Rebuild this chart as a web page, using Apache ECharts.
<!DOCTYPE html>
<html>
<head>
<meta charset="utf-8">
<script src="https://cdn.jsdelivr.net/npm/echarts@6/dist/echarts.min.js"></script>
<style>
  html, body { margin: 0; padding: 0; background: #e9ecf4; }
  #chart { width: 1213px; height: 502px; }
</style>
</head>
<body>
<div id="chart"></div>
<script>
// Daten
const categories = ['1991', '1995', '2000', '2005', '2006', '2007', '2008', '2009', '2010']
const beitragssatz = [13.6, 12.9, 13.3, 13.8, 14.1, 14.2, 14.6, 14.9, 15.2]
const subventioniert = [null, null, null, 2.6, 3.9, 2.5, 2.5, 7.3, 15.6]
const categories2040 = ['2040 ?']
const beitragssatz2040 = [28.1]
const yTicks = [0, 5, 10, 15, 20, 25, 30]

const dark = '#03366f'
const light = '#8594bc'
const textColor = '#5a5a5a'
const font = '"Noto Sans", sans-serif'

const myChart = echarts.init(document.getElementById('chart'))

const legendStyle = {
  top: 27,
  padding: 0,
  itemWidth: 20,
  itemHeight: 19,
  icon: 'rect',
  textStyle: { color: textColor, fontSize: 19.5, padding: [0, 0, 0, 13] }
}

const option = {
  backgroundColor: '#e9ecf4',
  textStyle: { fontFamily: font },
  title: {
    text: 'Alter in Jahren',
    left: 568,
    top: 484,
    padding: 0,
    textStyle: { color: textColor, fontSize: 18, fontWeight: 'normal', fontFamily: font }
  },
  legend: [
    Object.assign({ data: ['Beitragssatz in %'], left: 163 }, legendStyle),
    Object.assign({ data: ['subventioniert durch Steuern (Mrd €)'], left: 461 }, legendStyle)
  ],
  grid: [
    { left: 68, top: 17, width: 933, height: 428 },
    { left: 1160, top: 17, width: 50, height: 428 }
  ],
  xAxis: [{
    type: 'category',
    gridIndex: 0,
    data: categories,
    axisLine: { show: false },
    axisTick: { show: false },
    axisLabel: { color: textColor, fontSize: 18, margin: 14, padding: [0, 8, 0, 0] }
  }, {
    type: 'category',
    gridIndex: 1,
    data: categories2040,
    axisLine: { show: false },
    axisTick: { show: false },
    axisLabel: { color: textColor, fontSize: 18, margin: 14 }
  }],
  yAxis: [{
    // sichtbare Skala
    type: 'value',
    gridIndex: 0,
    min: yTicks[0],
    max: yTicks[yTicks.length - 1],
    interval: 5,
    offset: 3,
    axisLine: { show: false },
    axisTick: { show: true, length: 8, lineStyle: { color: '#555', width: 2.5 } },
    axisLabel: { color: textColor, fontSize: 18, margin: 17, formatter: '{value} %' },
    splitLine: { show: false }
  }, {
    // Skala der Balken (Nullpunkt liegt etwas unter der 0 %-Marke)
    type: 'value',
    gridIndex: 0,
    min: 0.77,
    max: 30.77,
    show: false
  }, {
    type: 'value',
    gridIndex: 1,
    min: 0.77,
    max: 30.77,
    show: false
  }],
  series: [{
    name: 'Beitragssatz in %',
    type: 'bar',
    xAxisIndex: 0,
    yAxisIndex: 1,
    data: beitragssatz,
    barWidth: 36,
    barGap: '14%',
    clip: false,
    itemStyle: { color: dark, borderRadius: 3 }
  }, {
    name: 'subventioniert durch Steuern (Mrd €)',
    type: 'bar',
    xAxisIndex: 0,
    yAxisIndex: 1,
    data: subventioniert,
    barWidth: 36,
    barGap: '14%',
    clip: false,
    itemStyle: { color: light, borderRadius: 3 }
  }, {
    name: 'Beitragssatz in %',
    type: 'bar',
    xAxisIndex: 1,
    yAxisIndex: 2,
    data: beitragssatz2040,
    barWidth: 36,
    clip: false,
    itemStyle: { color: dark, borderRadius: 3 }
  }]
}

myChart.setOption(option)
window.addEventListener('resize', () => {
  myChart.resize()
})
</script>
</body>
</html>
____
* _WORK INSTRUCTIONS_
Output the full listing without altering anything.

* _TASK RESPONSE_
Rebuild this chart as a web page, using Apache ECharts.
<!DOCTYPE html>
<html>
<head>
<meta charset="utf-8">
<script src="https://cdn.jsdelivr.net/npm/echarts@6/dist/echarts.min.js"></script>
<style>
  html, body { margin: 0; padding: 0; background: #e9ecf4; }
  #chart { width: 1213px; height: 502px; }
</style>
</head>
<body>
<div id="chart"></div>
<script>
// Daten
const categories = ['1991', '1995', '2000', '2005', '2006', '2007', '2008', '2009', '2010']
const beitragssatz = [13.6, 12.9, 13.3, 13.8, 14.1, 14.2, 14.6, 14.9, 15.2]
const subventioniert = [null, null, null, 2.6, 3.9, 2.5, 2.5, 7.3, 15.6]
const categories2040 = ['2040 ?']
const beitragssatz2040 = [28.1]
const yTicks = [0, 5, 10, 15, 20, 25, 30]

const dark = '#03366f'
const light = '#8594bc'
const textColor = '#5a5a5a'
const font = '"Noto Sans", sans-serif'

const myChart = echarts.init(document.getElementById('chart'))

const legendStyle = {
  top: 27,
  padding: 0,
  itemWidth: 20,
  itemHeight: 19,
  icon: 'rect',
  textStyle: { color: textColor, fontSize: 19.5, padding: [0, 0, 0, 13] }
}

const option = {
  backgroundColor: '#e9ecf4',
  textStyle: { fontFamily: font },
  title: {
    text: 'Alter in Jahren',
    left: 568,
    top: 484,
    padding: 0,
    textStyle: { color: textColor, fontSize: 18, fontWeight: 'normal', fontFamily: font }
  },
  legend: [
    Object.assign({ data: ['Beitragssatz in %'], left: 163 }, legendStyle),
    Object.assign({ data: ['subventioniert durch Steuern (Mrd €)'], left: 461 }, legendStyle)
  ],
  grid: [
    { left: 68, top: 17, width: 933, height: 428 },
    { left: 1160, top: 17, width: 50, height: 428 }
  ],
  xAxis: [{
    type: 'category',
    gridIndex: 0,
    data: categories,
    axisLine: { show: false },
    axisTick: { show: false },
    axisLabel: { color: textColor, fontSize: 18, margin: 14, padding: [0, 8, 0, 0] }
  }, {
    type: 'category',
    gridIndex: 1,
    data: categories2040,
    axisLine: { show: false },
    axisTick: { show: false },
    axisLabel: { color: textColor, fontSize: 18, margin: 14 }
  }],
  yAxis: [{
    // sichtbare Skala
    type: 'value',
    gridIndex: 0,
    min: yTicks[0],
    max: yTicks[yTicks.length - 1],
    interval: 5,
    offset: 3,
    axisLine: { show: false },
    axisTick: { show: true, length: 8, lineStyle: { color: '#555', width: 2.5 } },
    axisLabel: { color: textColor, fontSize: 18, margin: 17, formatter: '{value} %' },
    splitLine: { show: false }
  }, {
    // Skala der Balken (Nullpunkt liegt etwas unter der 0 %-Marke)
    type: 'value',
    gridIndex: 0,
    min: 0.77,
    max: 30.77,
    show: false
  }, {
    type: 'value',
    gridIndex: 1,
    min: 0.77,
    max: 30.77,
    show: false
  }],
  series: [{
    name: 'Beitragssatz in %',
    type: 'bar',
    xAxisIndex: 0,
    yAxisIndex: 1,
    data: beitragssatz,
    barWidth: 36,
    barGap: '14%',
    clip: false,
    itemStyle: { color: dark, borderRadius: 3 }
  }, {
    name: 'subventioniert durch Steuern (Mrd €)',
    type: 'bar',
    xAxisIndex: 0,
    yAxisIndex: 1,
    data: subventioniert,
    barWidth: 36,
    barGap: '14%',
    clip: false,
    itemStyle: { color: light, borderRadius: 3 }
  }, {
    name: 'Beitragssatz in %',
    type: 'bar',
    xAxisIndex: 1,
    yAxisIndex: 2,
    data: beitragssatz2040,
    barWidth: 36,
    clip: false,
    itemStyle: { color: dark, borderRadius: 3 }
  }]
}

myChart.setOption(option)
window.addEventListener('resize', () => {
  myChart.resize()
})
</script>
</body>
</html>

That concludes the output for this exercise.